Updated: Feb 12
We are huge fans of group classes for dog training, but just because we love and enjoy doing them does not mean group class is the right format for all dogs. They are a fantastic format for dogs to learn skills so long as they are done at the correct time for the dog.
At K9 Culture Dog Training, we are very strategic in how we incorporate group classes into our dog training programs. We start with the concept of always set your dog up for success and one of the great advantages of group class is also one of its challenges to effective training with your dog if not done in the proper sequence.
For those unfamiliar with group class and their format, it is basically a group of 10 to 25 dog owners working with their dogs at the same time in an instructor led environment. This format is great for helping dogs learn how to ignore other dogs and people and instead, learn how to focus on their owner despite the distractions. This is an excellent skill that ALL dogs need to learn.
The problem with many group classes is other than a 1 on 1 private lesson, this is the only format of training many dog trainers provide. This becomes a severe problem for a dog just starting training for we have found it is way too much stimulation for most dog’s skill level and ability to manage their energy and impulses to just jump right into. It is much like jumping in the deep end of the pool and you have not been taught how to swim yet, it usually does not go very well.
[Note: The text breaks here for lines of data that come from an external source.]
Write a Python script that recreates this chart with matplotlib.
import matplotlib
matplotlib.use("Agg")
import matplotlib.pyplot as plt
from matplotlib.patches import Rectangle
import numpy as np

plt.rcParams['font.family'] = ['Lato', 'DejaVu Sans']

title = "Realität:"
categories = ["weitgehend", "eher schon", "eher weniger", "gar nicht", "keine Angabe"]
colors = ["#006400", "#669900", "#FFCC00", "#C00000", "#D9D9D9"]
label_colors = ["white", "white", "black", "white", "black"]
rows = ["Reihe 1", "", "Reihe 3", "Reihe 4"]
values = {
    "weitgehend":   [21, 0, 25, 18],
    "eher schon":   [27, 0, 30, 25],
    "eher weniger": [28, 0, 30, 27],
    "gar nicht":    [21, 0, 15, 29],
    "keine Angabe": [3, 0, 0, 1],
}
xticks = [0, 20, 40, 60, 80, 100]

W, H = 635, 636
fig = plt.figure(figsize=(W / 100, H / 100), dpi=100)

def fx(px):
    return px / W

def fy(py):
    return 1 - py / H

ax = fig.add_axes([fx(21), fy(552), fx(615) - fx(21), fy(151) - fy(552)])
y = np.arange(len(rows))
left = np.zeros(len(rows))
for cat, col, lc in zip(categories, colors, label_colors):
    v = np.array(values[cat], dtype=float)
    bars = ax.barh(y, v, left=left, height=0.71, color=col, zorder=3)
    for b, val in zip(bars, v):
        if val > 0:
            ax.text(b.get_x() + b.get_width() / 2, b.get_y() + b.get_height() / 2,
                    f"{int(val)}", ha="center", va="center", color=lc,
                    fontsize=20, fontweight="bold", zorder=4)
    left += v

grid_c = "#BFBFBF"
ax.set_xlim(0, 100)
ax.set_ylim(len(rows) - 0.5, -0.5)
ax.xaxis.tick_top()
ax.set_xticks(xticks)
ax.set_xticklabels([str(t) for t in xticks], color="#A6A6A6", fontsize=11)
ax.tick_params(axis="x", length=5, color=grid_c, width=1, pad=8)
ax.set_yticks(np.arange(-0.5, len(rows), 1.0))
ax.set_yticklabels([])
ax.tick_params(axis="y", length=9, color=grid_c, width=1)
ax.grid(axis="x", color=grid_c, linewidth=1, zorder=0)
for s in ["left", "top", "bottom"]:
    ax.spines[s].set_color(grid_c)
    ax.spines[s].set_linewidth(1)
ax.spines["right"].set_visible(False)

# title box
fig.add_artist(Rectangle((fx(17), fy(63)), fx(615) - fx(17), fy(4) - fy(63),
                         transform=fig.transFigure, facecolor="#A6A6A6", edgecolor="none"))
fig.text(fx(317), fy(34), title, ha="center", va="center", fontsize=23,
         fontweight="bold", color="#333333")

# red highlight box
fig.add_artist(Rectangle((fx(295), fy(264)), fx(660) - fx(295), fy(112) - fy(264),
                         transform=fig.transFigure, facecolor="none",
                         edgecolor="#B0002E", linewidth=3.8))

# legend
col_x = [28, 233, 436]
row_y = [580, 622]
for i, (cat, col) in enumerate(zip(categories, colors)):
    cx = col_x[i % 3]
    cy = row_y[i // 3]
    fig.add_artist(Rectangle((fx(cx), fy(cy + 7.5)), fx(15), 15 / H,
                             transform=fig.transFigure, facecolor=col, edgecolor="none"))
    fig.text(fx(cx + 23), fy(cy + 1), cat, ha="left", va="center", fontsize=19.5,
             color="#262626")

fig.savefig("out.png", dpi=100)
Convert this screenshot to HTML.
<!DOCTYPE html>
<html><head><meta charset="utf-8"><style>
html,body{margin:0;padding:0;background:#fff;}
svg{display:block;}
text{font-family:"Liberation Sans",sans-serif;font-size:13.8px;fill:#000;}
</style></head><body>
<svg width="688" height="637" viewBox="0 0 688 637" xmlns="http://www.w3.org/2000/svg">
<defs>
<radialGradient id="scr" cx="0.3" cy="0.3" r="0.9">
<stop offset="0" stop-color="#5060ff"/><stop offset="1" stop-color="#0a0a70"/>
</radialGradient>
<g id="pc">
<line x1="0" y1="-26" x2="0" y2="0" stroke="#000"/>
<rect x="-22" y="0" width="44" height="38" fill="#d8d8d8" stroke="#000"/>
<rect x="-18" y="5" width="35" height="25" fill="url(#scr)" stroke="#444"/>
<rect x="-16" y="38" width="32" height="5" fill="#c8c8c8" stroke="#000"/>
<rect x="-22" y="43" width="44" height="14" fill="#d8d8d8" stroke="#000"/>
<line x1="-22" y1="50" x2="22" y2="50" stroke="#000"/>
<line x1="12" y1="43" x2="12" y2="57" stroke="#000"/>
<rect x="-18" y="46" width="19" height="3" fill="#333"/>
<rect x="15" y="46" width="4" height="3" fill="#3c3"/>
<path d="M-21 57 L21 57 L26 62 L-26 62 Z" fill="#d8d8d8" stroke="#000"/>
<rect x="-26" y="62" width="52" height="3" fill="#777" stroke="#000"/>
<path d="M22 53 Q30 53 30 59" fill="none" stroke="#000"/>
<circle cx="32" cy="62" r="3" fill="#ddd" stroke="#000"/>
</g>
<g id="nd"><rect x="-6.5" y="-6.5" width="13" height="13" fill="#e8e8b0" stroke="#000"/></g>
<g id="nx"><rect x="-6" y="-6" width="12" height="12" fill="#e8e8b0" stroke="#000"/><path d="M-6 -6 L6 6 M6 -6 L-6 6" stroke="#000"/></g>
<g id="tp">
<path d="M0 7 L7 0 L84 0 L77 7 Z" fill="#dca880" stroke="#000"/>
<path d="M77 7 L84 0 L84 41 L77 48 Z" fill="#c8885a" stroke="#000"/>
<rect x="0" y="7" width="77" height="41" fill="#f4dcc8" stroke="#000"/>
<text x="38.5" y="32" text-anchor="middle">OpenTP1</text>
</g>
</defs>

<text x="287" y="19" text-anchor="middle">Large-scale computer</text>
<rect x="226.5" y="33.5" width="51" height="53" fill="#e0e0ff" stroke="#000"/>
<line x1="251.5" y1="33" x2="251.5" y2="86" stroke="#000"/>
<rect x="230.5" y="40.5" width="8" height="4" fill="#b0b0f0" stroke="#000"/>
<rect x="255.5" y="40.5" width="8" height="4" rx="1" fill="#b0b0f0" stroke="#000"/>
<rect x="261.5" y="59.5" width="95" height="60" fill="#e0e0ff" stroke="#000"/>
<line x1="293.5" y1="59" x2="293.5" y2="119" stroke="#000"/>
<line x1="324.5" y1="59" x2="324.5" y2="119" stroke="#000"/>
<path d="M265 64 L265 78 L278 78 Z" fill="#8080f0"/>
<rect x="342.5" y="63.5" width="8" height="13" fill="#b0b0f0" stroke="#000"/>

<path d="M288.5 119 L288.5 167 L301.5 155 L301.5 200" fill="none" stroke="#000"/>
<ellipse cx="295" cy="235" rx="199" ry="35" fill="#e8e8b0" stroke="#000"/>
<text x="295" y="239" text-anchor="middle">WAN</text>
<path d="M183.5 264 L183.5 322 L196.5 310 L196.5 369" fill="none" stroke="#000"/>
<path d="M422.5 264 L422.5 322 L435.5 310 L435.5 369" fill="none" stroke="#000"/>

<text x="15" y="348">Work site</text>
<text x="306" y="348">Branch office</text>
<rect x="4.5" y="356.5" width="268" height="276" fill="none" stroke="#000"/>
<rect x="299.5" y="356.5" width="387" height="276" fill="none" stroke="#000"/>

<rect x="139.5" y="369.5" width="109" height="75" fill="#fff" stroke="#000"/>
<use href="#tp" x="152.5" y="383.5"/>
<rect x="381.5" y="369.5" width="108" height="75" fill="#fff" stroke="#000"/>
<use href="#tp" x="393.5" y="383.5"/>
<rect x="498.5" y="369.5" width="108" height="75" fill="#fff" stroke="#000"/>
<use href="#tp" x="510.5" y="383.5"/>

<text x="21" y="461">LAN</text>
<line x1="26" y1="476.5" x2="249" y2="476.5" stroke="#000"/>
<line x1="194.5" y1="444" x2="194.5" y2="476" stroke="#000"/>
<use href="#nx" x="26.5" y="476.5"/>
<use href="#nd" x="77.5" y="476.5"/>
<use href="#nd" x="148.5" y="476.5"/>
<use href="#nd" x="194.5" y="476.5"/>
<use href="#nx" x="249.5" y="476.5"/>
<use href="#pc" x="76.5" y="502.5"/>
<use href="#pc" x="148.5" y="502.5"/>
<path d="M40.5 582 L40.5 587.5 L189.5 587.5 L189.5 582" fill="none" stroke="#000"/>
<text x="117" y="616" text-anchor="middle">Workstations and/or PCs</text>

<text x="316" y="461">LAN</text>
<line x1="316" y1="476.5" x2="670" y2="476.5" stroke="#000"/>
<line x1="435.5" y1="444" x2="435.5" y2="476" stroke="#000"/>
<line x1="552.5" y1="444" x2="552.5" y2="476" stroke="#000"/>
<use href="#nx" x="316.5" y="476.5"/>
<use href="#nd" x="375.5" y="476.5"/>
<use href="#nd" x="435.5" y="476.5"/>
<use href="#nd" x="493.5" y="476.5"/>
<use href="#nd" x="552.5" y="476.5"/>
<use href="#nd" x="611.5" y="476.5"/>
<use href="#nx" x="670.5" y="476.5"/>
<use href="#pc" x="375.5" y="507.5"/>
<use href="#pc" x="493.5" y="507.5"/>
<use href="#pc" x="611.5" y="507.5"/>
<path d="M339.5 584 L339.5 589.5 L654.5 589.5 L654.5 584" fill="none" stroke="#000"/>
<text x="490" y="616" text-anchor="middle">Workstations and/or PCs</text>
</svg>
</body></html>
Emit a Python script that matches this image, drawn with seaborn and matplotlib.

This type of group class curriculum causes a lot of stress to the owner for it is natural to become frustrated when your dog is not doing well or perhaps “loosing their cool,” because they have not been taught how to cope with the level of distractions present. Once the owner begins to become frustrated, the dog smells it and becomes frustrated and then everything goes down hill from there. We have so many each month that come to us because they felt they got nowhere doing group classes with other trainers for this was the format those dog training companies used.
First, we need to teach your dog how to manage their energy and exercise impulse control. While we build these two skills with your dog they should also be taught how to focus on with distractions and then lay a foundation of basic obedience commands. Only after these four areas are established should a dog begin group classes. By following this process, we find our dogs have a lot of fun at group, are more engaged with their owner and learn faster. The other benefit is the owner does not get the sense of overwhelm that can happen when their dog was clearly not ready to be in a group of a dozen or more other dogs.
Group classes for your dog are certainly important. They just need to be added to your dog’s training program at the right stage and all dogs learn at a different pace and because of that, there should be no hard and fast rule of “X” number of training days and your dog starts group classes. Each dog is unique in how they learn, how they communicate, their ability to focus and a myriad of other emotional factors. This why we base the start of group class attendance on the progress of each dog’s training and skill level. We know the first one or two group classes any dog starts will be a bit challenging, but by doing what we can to properly prepare them for the adjustment in distractions, the transition goes much faster and creates a better bond between the dog and owner. The dog feels like they know what the rules are and how to win before they start playing the game which is how it should be for we want the dog to be able win and not get frustrated.
A good group class should not have too few nor too many dogs. The least number of dogs in a fun and engaging group class should be no less than five dogs but anything over 20 dogs is far too many dogs for even a highly skilled dog trainer to manage effectively. We find the ideal number is eight to twelve dogs.
Unfortunately, not all group classes are designed to be greatly beneficial for you and your dog. A growing trend in the dog training industry is a business model of nothing but group classes that are led by an instructor that runs the class from a manual filled with step by step exercises. The drawback of this type of dog group class is the instructor is more of a moderator not a trainer. It takes a dog trainer working with and actually doing all of the training with a minimum of 100 dogs before a certain degree of competency and knowledge is acquired. Group classes lead by a trainer that does not actually train dogs one on one for clients just does not have a same skills as a seasoned trainer that has personally trained a couple hundred dogs for every dog in the class has a different temperament, issue they need help with, energy and ability to manage their impulses. This is not even considering the fact that each owner also has varying degrees of confidence, handler skills and leadership with their dog.
When selecting the right dog training program for you and your dog, you should consider first what your goals are you want to achieve from training. What is you End Goal you want accomplished?
Next, find a dog training company that has full-time dog trainers that actually train dogs, not just read from or refer to a manual on what to do.
After that, pick the trainer that most closely aligns with your philosophy and you feel can help you and your pup get to your goals through a combination of Day Training, Day and Train Programs, Board and Training, Private Lessons AND Group Classes as a strategic mixture of the training implemented at the correct time for your dog.
Have Fun with your dog, and see you in Group Class!